Starting at the line that contains "Emit a Python" and stopping at the line that contains "label_dir = 'Total", copy every line exactly, both ends included, without the pictures.

** Start of EXTRACTED ENTRIES **

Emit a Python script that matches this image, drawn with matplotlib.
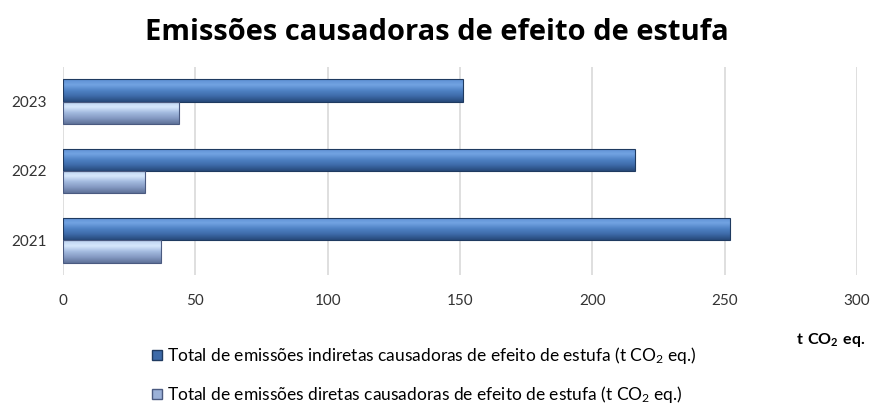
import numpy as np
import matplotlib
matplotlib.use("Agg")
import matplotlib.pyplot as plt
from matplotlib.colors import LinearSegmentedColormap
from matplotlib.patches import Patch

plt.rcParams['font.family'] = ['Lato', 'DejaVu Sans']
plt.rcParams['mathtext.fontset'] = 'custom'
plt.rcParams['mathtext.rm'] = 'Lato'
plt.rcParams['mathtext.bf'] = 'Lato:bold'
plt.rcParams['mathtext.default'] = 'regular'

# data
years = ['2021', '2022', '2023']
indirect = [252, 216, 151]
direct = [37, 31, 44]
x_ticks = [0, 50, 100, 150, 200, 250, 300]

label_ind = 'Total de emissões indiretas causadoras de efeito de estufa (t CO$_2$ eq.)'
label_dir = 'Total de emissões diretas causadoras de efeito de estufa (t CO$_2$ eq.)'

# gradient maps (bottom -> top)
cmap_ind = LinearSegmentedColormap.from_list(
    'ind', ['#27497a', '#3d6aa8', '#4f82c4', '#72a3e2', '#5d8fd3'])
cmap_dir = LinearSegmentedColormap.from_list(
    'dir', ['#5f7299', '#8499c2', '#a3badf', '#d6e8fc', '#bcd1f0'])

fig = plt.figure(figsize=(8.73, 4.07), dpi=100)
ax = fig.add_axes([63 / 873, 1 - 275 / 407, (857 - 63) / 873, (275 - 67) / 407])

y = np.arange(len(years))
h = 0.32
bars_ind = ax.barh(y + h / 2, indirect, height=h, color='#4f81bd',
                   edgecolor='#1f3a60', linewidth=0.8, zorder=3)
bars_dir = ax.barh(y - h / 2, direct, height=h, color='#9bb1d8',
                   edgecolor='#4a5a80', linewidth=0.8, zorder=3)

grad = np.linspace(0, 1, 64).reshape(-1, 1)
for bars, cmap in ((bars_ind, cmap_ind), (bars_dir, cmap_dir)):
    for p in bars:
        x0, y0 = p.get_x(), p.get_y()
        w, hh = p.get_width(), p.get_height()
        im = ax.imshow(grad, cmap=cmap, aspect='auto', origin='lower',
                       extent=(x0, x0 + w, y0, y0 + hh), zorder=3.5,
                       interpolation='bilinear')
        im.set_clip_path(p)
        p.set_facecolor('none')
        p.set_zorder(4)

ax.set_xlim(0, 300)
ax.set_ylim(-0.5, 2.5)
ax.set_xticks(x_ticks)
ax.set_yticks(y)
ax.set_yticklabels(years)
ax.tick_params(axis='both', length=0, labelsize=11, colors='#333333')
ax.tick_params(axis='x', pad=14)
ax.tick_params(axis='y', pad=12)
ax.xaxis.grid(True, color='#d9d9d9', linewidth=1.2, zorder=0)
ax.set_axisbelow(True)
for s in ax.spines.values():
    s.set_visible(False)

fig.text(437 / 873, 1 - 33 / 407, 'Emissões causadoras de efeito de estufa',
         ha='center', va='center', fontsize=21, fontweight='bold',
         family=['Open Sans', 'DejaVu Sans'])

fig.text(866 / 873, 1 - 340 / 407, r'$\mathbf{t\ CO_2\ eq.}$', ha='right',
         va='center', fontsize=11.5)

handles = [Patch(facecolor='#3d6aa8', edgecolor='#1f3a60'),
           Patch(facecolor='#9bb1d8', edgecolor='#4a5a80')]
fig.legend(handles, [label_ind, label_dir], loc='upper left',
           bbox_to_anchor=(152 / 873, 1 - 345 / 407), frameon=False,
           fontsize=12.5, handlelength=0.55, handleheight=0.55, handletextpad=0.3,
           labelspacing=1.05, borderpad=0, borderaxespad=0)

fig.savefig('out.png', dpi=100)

** End of EXTRACTED ENTRIES **
** Start of EXTRACTED ENTRIES **

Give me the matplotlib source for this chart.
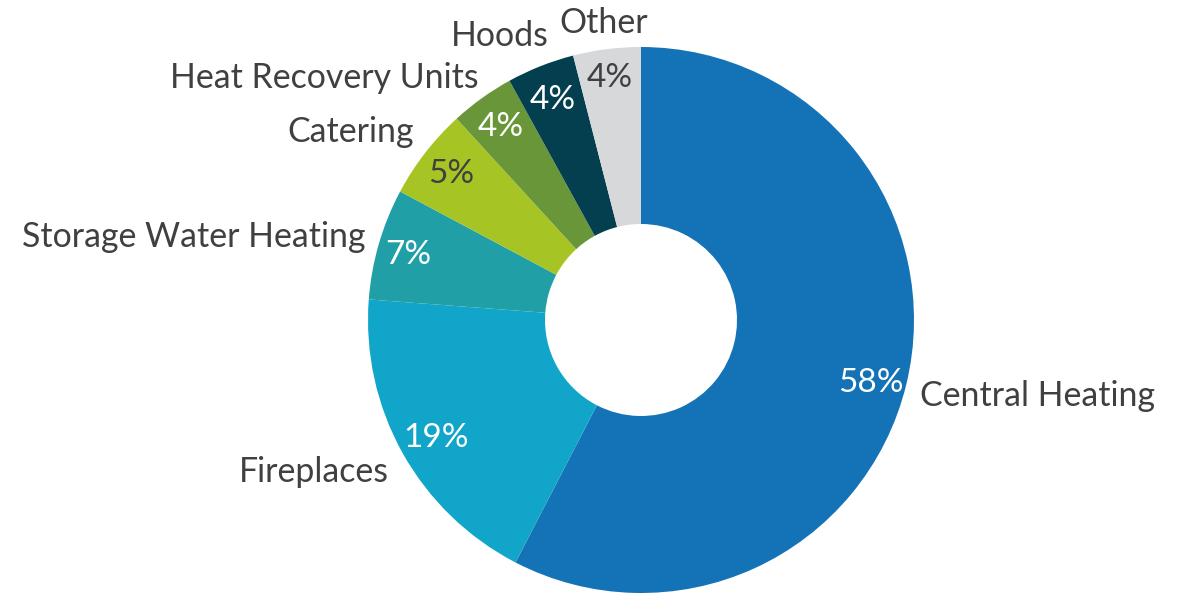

** End of EXTRACTED ENTRIES **
** Start of EXTRACTED ENTRIES **

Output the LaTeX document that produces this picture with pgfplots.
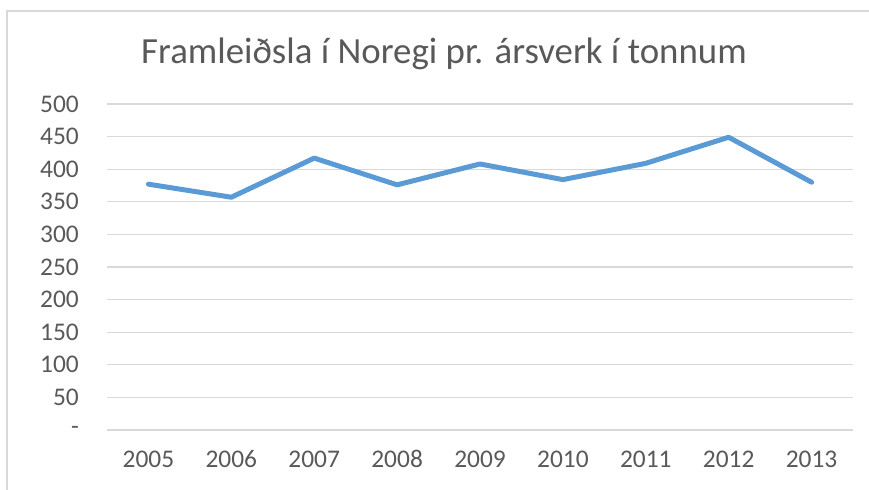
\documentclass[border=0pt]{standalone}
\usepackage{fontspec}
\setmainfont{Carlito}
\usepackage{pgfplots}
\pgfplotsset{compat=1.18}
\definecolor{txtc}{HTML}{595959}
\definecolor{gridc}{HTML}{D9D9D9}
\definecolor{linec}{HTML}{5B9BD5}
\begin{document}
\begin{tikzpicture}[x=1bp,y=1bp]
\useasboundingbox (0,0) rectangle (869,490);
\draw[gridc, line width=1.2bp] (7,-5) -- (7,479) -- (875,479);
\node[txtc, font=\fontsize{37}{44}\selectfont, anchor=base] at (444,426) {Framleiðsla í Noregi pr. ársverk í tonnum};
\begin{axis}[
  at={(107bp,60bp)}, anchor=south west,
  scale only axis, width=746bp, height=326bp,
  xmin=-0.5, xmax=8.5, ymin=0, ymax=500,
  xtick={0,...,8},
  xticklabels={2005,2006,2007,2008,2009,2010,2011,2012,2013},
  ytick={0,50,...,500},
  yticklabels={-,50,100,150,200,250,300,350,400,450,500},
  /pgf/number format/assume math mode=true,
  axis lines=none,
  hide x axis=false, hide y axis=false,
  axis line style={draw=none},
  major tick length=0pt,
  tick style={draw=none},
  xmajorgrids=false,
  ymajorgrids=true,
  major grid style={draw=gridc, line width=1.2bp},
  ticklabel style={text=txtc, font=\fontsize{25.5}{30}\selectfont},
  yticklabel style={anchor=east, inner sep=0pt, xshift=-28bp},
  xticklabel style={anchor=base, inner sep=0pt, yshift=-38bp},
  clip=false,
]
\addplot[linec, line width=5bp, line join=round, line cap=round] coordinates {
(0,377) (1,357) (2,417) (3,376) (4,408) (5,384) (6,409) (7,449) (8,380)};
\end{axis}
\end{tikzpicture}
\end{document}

** End of EXTRACTED ENTRIES **

FULL SOLUTION —
Emit a Python script that matches this image, drawn with matplotlib.
import numpy as np
import matplotlib
matplotlib.use("Agg")
import matplotlib.pyplot as plt
from matplotlib.colors import LinearSegmentedColormap
from matplotlib.patches import Patch

plt.rcParams['font.family'] = ['Lato', 'DejaVu Sans']
plt.rcParams['mathtext.fontset'] = 'custom'
plt.rcParams['mathtext.rm'] = 'Lato'
plt.rcParams['mathtext.bf'] = 'Lato:bold'
plt.rcParams['mathtext.default'] = 'regular'

# data
years = ['2021', '2022', '2023']
indirect = [252, 216, 151]
direct = [37, 31, 44]
x_ticks = [0, 50, 100, 150, 200, 250, 300]

label_ind = 'Total de emissões indiretas causadoras de efeito de estufa (t CO$_2$ eq.)'
label_dir = 'Total de emissões diretas causadoras de efeito de estufa (t CO$_2$ eq.)'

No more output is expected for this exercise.